The optimal planting dates for sorghum can vary depending on your specific region, climate, and the intended use of the crop (grain production, forage, etc.). However, here are some general guidelines for sorghum planting dates:

  1. Warm Season Crop: Sorghum is a warm-season crop that requires soil temperatures consistently above 60°F (15.5°C) for proper germination and growth. It thrives in regions with long, warm summers. Planting too early when soil temperatures are still cool can result in poor germination and slow growth.

  2. Frost-Free Period: Sorghum requires a frost-free period to reach maturity and achieve optimal yields. Planting too late may risk exposure to frost before the crop reaches maturity. It is important to know the length of your region’s growing season and the average date of the first frost to determine suitable planting dates.

  3. Regional Considerations: The optimal planting dates for sorghum can vary by region due to differences in climate and growing conditions. Local agricultural extension services, seed suppliers, and experienced farmers in your area can provide specific recommendations based on local knowledge and historical weather patterns.

  4. Flexibility: Sorghum planting dates can be flexible within a range, depending on your specific goals and conditions. For grain sorghum, planting earlier in the optimal window can help maximize yields. For forage sorghum, planting dates can be adjusted to align with desired harvest periods and forage availability.

Best Harvest Dates for Sorghum

The best harvest dates for sorghum can vary depending on the specific variety, purpose of cultivation (grain, forage, etc.), and regional growing conditions. Here are some general guidelines for determining the optimal harvest dates for different types of sorghum:

  1. Grain Sorghum: The ideal harvest time for grain sorghum is when the crop reaches physiological maturity, which is typically indicated by a black layer forming at the base of the seedhead. This black layer indicates that the grain has reached maximum dry weight and maturity. Harvesting at this stage ensures optimal grain quality and yield. The timing can vary depending on the variety and environmental factors, but it generally ranges from 90 to 120 days after planting.

  2. Forage Sorghum: Forage sorghum is typically harvested when it reaches the boot stage or early heading stage. At this stage, the plants have developed a substantial amount of leaf and stem biomass, providing high-quality forage. Harvesting at the boot stage allows for better nutrient content and digestibility. However, if the intended use is for silage, harvesting can occur slightly later, when the grain is in the dough stage. Harvesting at this stage ensures better fermentation and preservation of nutrients during the ensiling process.

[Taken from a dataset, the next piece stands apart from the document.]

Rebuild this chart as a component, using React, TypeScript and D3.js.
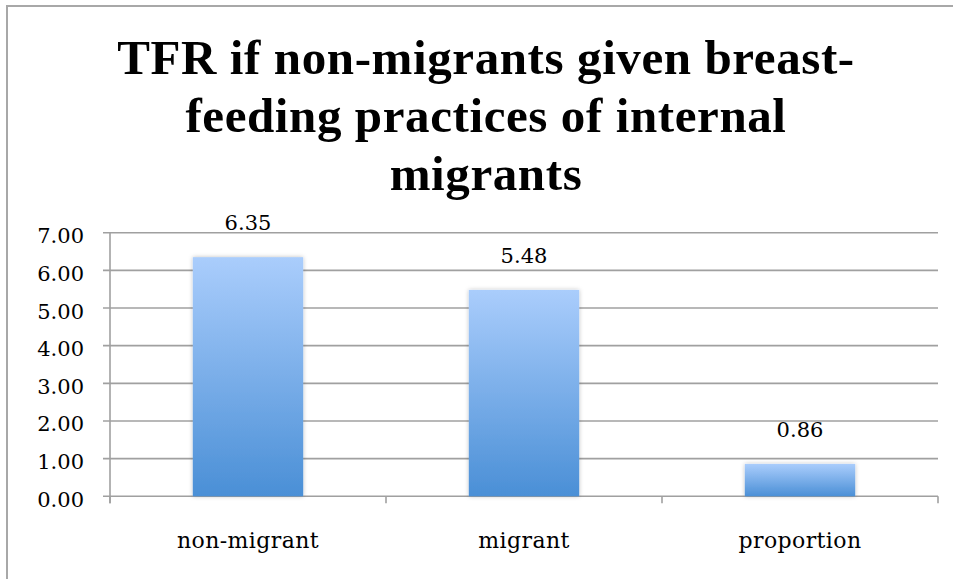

  3. Sweet Sorghum: Sweet sorghum is harvested when the stalks contain the highest sugar content. The ideal harvest time is when the seedheads have emerged and the stalks have thickened. This stage is typically reached around 100 to 120 days after planting, but can vary depending on the variety and desired sugar content.

Sorghum as Feed for Cattle

Feeding sorghum to cattle can be done in different forms depending on the specific type of sorghum and the needs of the cattle. Here are some common methods of feeding sorghum to cattle:

  1. Grain Sorghum: Grain sorghum can be fed to cattle as a source of energy in their diet. Here are a few options for incorporating grain sorghum into cattle feed:
  • Whole Grain: Whole grain sorghum can be included in the feed ration as a component of the concentrate or grain portion. It can be ground or rolled to improve digestibility, especially for young or smaller cattle.

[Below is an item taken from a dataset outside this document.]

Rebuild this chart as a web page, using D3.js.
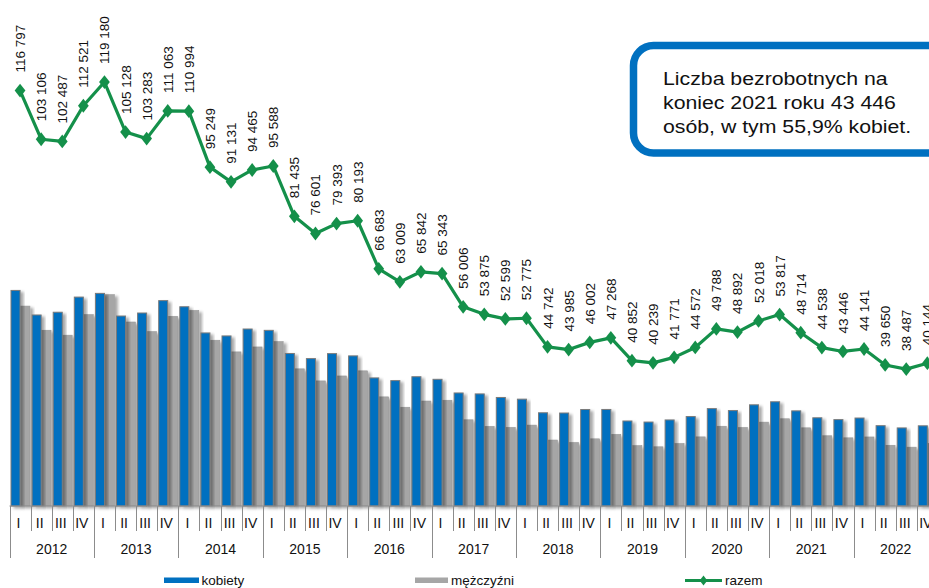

  • Grain Processing: Grain sorghum can also be processed through methods such as cracking, grinding, or rolling to enhance its digestibility and nutrient availability. This processed grain can be mixed with other ingredients to formulate a balanced feed ration.

  • Grain Silage: Grain sorghum can be harvested at the soft dough stage and ensiled to produce grain sorghum silage. The silage can be fed to cattle as a high-energy feed source, especially during periods of limited pasture availability or as a supplement to other forage sources.

  1. Forage Sorghum and Sorghum Sudangrass: Forage sorghum and Sorghum Sudangrass are primarily grown for their foliage and can be utilized as a source of high-quality forage for cattle. Here are a few ways to feed forage sorghum and Sorghum Sudangrass to cattle:
  • Grazing: Cattle can be allowed to graze on the forage sorghum or Sorghum Sudangrass directly in the field. Strip grazing or rotational grazing systems can be employed to optimize utilization and prevent overgrazing.

  • Hay: Forage sorghum and Sorghum Sudangrass can be harvested and dried as hay. Once properly cured, the hay can be fed to cattle as a stored forage source during periods of limited grazing or as supplemental feed.

  • Silage: Forage sorghum and Sorghum Sudangrass can also be ensiled to produce sorghum silage. This process involves chopping the plants into small pieces, packing them tightly in a silo, and allowing them to ferment. Sorghum silage can be a valuable feed option, particularly for cattle during periods when fresh forage availability is limited.

So Why Consider Sorghum?

Sorghum and Sorghum Sudangrass offer excellent advantages as feed options for cattle. These resilient crops grow rapidly, possess versatility, and provide abundant nutrition while remaining cost-effective. When you need a fast-growing crop or encounter crop failure, sorghum emerges as a reliable alternative. Whether you plan to cultivate sorghum intentionally or as a backup, it is a highly beneficial choice that ensures your cattle receive nourishing feed.